Случалось, я больше переживал не о человеческом достоинстве сомалийцев, а о том, хватит ли человечности нам. Мы едва могли найти в себе силы встать поутру, зная, что до вечера схороним еще двадцать детей, а голодающих все равно останется куда больше, чем те пятьдесят тысяч, которых мы накормим. Если Христос умер за всех, за каждую душу – как вынести боль, смерть, бесчеловечность?
Мы не могли надламываться всякий раз, когда помогали стенающей матери хоронить ее ребенка. Мы не могли позволить сердцам разрываться все время, когда смотрели в наполненные отчаянием глаза голодного ребенка – сверстника моих сыновей. Но мы отвергали саму возможность превратиться в людей, не разделяющих горя и боли, и изо всех сил старались закалить души, но не ожесточить сердца.
И это было непросто.
Ежедневная борьба с такими дилеммами превратила работу в изнуряющий труд. Трудились мы без выходных. Каждый день на тропической жаре лишал нас последних сил. Но мы продолжали, и это удерживало нас от мыслей о тяжком горе сомалийцев.
Раздумья приходили темными ночами. Я спасался тем, что перетаскивал спальник на крышу нашего дома. Там, под звездами, океан давал благословенное облегчение от угнетающей жары и удерживал комаров на побережье. Морской бриз и вид мирных домов, залитых лунным светом, был ярчайшим контрастом к неистовству автоматных очередей и минометных вспышек, озарявших ночное небо над городом.
Человек ко всему привыкает. Вот и я привык к этому миру. Научился спать под выстрелы и взрывы. Но ни на мгновение не ослаблял контроль. Казалось, каждую ночь мои чувства оставались в боевой готовности и ловили малейшее движение и каждый шорох. Отчета в этом я себе не отдавал. Но расслабиться было невозможно.
Мы знали: наше дело требует риска. Но со временем стало трудно отличать, какой риск приемлем, а какого стоит избегать. За несколько месяцев мы увеличили штат, набрав новичков из сомалийцев – те помогали управиться с помощью. Но прежде всего мы брали сотрудников из западных стран, уже работавших в Африке, – всех, кого могли привезти в Сомали: нам казалось, людям с таким опытом будет легче воспринять местную обстановку.
Одной из первых американских пар, приехавших к нам в Могадишо, были Натан и Лия. Я быстро провел их по нашим пенатам и повел на крышу – показать город.
Пока мы с Натаном разглядывали цистерны с водой и радиоантенну, Лия подошла к краю, чтобы лучше видеть территорию. «Ой, слушайте! – вдруг окликнула нас она. – Какие тут комары злющие!»

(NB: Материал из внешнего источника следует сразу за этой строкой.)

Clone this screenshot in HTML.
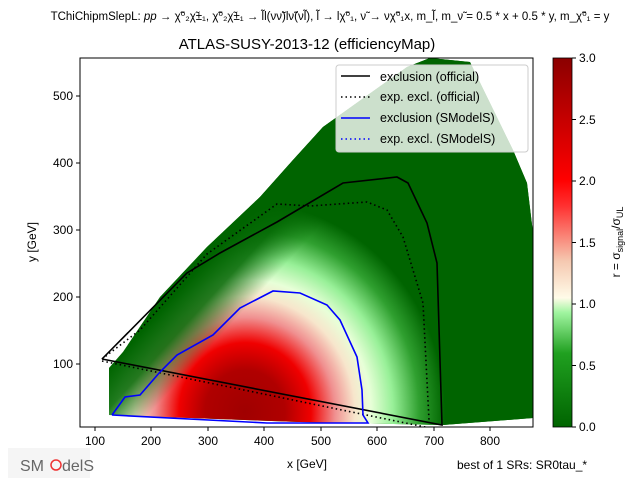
<!DOCTYPE html>
<html><head><style>
body{margin:0;background:#fff;}
svg text{font-family:"Liberation Sans","DejaVu Sans",sans-serif;fill:#000;}
</style></head><body>
<svg width="640" height="480" viewBox="0 0 640 480" xmlns="http://www.w3.org/2000/svg">
<defs>
<clipPath id="reg"><polygon points="109,368 123,352 160,297 207,247 260,197 293,160 323,127 337,117 407,67 430,58 470,62 513,150 527,183 533,233 533,418 443,425 300,422 109,415"/></clipPath>
<clipPath id="plot"><rect x="80" y="58" width="453" height="369"/></clipPath>
<radialGradient id="heat" cx="245" cy="412" r="200" gradientUnits="userSpaceOnUse" gradientTransform="translate(245 412) scale(1 1.05) translate(-245 -412)">
<stop offset="0" stop-color="#a00000"/>
<stop offset="0.2" stop-color="#b00000"/>
<stop offset="0.33" stop-color="#f00000"/>
<stop offset="0.45" stop-color="#f09090"/>
<stop offset="0.55" stop-color="#f7e6cc"/>
<stop offset="0.63" stop-color="#e8ffd8"/>
<stop offset="0.74" stop-color="#98f098"/>
<stop offset="0.87" stop-color="#30a030"/>
<stop offset="1" stop-color="#006400"/>
</radialGradient>
<linearGradient id="edge" gradientUnits="userSpaceOnUse" x1="200" y1="268" x2="245" y2="309">
<stop offset="0" stop-color="#006400" stop-opacity="1"/>
<stop offset="0.45" stop-color="#006400" stop-opacity="0.85"/>
<stop offset="1" stop-color="#006400" stop-opacity="0"/>
</linearGradient>
<linearGradient id="cb" x1="0" y1="1" x2="0" y2="0">
<stop offset="0" stop-color="#006400"/>
<stop offset="0.2" stop-color="#20a020"/>
<stop offset="0.31" stop-color="#a0f5a0"/>
<stop offset="0.35" stop-color="#fffbe8"/>
<stop offset="0.45" stop-color="#f5c8b0"/>
<stop offset="0.6" stop-color="#ff3030"/>
<stop offset="0.67" stop-color="#ff0000"/>
<stop offset="1" stop-color="#8b0000"/>
</linearGradient>
</defs>
<text x="330" y="20" font-size="11.5" text-anchor="middle">TChiChipmSlepL: <tspan font-style="italic">pp</tspan> → χ̃⁰₂χ̃±₁, χ̃⁰₂χ̃±₁ → l̃l(νν̃)lν̃(νl̃), l̃ → lχ̃⁰₁, ν̃ → νχ̃⁰₁x, m_l̃, m_ν̃ = 0.5 * x + 0.5 * y, m_χ̃⁰₁ = y</text>
<text x="307" y="49" font-size="15" text-anchor="middle">ATLAS-SUSY-2013-12 (efficiencyMap)</text>
<g clip-path="url(#plot)">
<g clip-path="url(#reg)">
<rect x="80" y="58" width="453" height="369" fill="#006400"/>
<rect x="80" y="58" width="453" height="369" fill="url(#heat)"/>
<rect x="80" y="58" width="453" height="369" fill="url(#edge)"/>
</g>
<polyline fill="none" stroke="#000" stroke-width="1.6" points="102,359 187,273 220,253 277,222 343,183 397,177 408,183 427,223 437,263 442,425 102,359"/>
<polyline fill="none" stroke="#000" stroke-width="1.6" stroke-dasharray="1.5,3" points="102,359 140,330 207,254 277,204 310,206 367,202 387,210 403,237 423,303 429,420"/>
<line x1="102" y1="361" x2="430" y2="428" stroke="#000" stroke-width="1.6" stroke-dasharray="1.5,3"/>
<polyline fill="none" stroke="#0000ff" stroke-width="1.6" points="112,415 125,397 140,395 160,372 177,355 213,335 240,308 273,291 300,293 327,305 340,320 357,357 362,390 363,415 368,423 267,423 112,415"/>
</g>
<rect x="80" y="58" width="453" height="369" fill="none" stroke="#000" stroke-width="1"/>
<g font-size="12" text-anchor="middle">
<g stroke="#000"><line x1="95" y1="427" x2="95" y2="431"/><line x1="151" y1="427" x2="151" y2="431"/><line x1="208" y1="427" x2="208" y2="431"/><line x1="264" y1="427" x2="264" y2="431"/><line x1="321" y1="427" x2="321" y2="431"/><line x1="377" y1="427" x2="377" y2="431"/><line x1="434" y1="427" x2="434" y2="431"/><line x1="490" y1="427" x2="490" y2="431"/></g>
<text x="95" y="445">100</text><text x="151" y="445">200</text><text x="208" y="445">300</text><text x="264" y="445">400</text><text x="321" y="445">500</text><text x="377" y="445">600</text><text x="434" y="445">700</text><text x="490" y="445">800</text>
<text x="307" y="468">x [GeV]</text>
</g>
<g font-size="12" text-anchor="end">
<g stroke="#000"><line x1="76" y1="364" x2="80" y2="364"/><line x1="76" y1="297" x2="80" y2="297"/><line x1="76" y1="230" x2="80" y2="230"/><line x1="76" y1="163" x2="80" y2="163"/><line x1="76" y1="96" x2="80" y2="96"/></g>
<text x="73" y="368">100</text><text x="73" y="301">200</text><text x="73" y="234">300</text><text x="73" y="167">400</text><text x="73" y="100">500</text>
</g>
<text x="0" y="0" font-size="12" text-anchor="middle" transform="translate(36 242) rotate(-90)">y [GeV]</text>
<rect x="336" y="65" width="192" height="87" rx="3" fill="#fff" fill-opacity="0.8" stroke="#ccc"/>
<g font-size="12.5">
<line x1="341" y1="76" x2="370" y2="76" stroke="#000" stroke-width="1.6"/><text x="380" y="81">exclusion (official)</text>
<line x1="341" y1="97" x2="370" y2="97" stroke="#000" stroke-width="1.6" stroke-dasharray="1.5,3"/><text x="380" y="101">exp. excl. (official)</text>
<line x1="341" y1="118" x2="370" y2="118" stroke="#00f" stroke-width="1.6"/><text x="380" y="122">exclusion (SModelS)</text>
<line x1="341" y1="139" x2="370" y2="139" stroke="#00f" stroke-width="1.6" stroke-dasharray="1.5,3"/><text x="380" y="143">exp. excl. (SModelS)</text>
</g>
<rect x="553" y="58" width="19" height="369" fill="url(#cb)" stroke="#000" stroke-width="0.8"/>
<g font-size="12">
<g stroke="#000"><line x1="572" y1="427" x2="576" y2="427"/><line x1="572" y1="365.5" x2="576" y2="365.5"/><line x1="572" y1="304" x2="576" y2="304"/><line x1="572" y1="242.5" x2="576" y2="242.5"/><line x1="572" y1="181" x2="576" y2="181"/><line x1="572" y1="119.5" x2="576" y2="119.5"/><line x1="572" y1="58" x2="576" y2="58"/></g>
<text x="579" y="431">0.0</text><text x="579" y="370">0.5</text><text x="579" y="308">1.0</text><text x="579" y="247">1.5</text><text x="579" y="185">2.0</text><text x="579" y="124">2.5</text><text x="579" y="62">3.0</text>
</g>
<text x="0" y="0" font-size="12" text-anchor="middle" transform="translate(620 242) rotate(-90)">r = σ<tspan font-size="9" dy="3">signal</tspan><tspan dy="-3">/σ</tspan><tspan font-size="9" dy="3">UL</tspan></text>
<text x="457" y="469" font-size="12">best of 1 SRs: SR0tau_*</text>
<rect x="8" y="448" width="82" height="30" fill="#eee" opacity="0.6"/>
<text x="20" y="471" font-size="16" style="fill:#666">SM</text><circle cx="56" cy="465" r="5" fill="none" stroke="#e33" stroke-width="1.5"/><text x="62" y="471" font-size="16" style="fill:#666">delS</text>
</svg>
</body></html>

Страх стиснул мне сердце. Какие тут комары в полдень! Я бросился к ней, а тем временем и сам услышал эти звуки и, оказавшись рядом, как можно спокойней сказал: «Лия, это не комары. Это пули». Сказать больше я не успел: Лия упала ничком и поползла к двери. Так ее встретила Сомали – и Лия приспособилась мгновенно, в лучшем виде.
Мы прилагали все силы, чтобы помнить о нормальном мире. Мы понимали, что нам пришлось действовать в ситуации, которую невозможно было даже осознать. И мы были уверены, что находимся именно там, где и должны быть – именно там, где хочет нас видеть Бог. Но почти каждый день мы гадали: почему Он допускает такие страдания и боль? Их человеческая составляющая была ясна: разврат, жадность, грех. Но мы не могли столь же ясно увидеть Его любовь и Его силу.
Да, мы сами решили стать «солью и светом» в том обезумевшем мире. И теперь мы молились, чтобы этот свет хоть как-то рассеял тьму безумия.
Песнь Буббы
Присутствие международных сил позволило нам доставлять в города еще больше ресурсов для отчаянно нуждавшимся в помощи сомалийцев. Но польза от этого присутствия имела свою цену, и если честно, возросшая роль ООН существенно затруднила нашу работу.
Как только мир узнал о гуманитарном кризисе в Сомали, помощь хлынула рекой. Надежды сомалийцев воспарили до небес. Но огромное вливание ресурсов в корне изменило экономику. Цены взлетели чуть ли не за ночь. Поначалу мы арендовали территорию, на которой жили и работали, за пятьсот долларов в месяц. Внезапно наша рентная плата поднялась до пяти тысяч, и это был не предел. Аренда машин сперва обходилась в сто пятьдесят долларов в месяц. Теперь составляла полторы тысячи. Затраты выросли не менее чем на тысячу процентов, а ресурсы наши остались на прежнем уровне.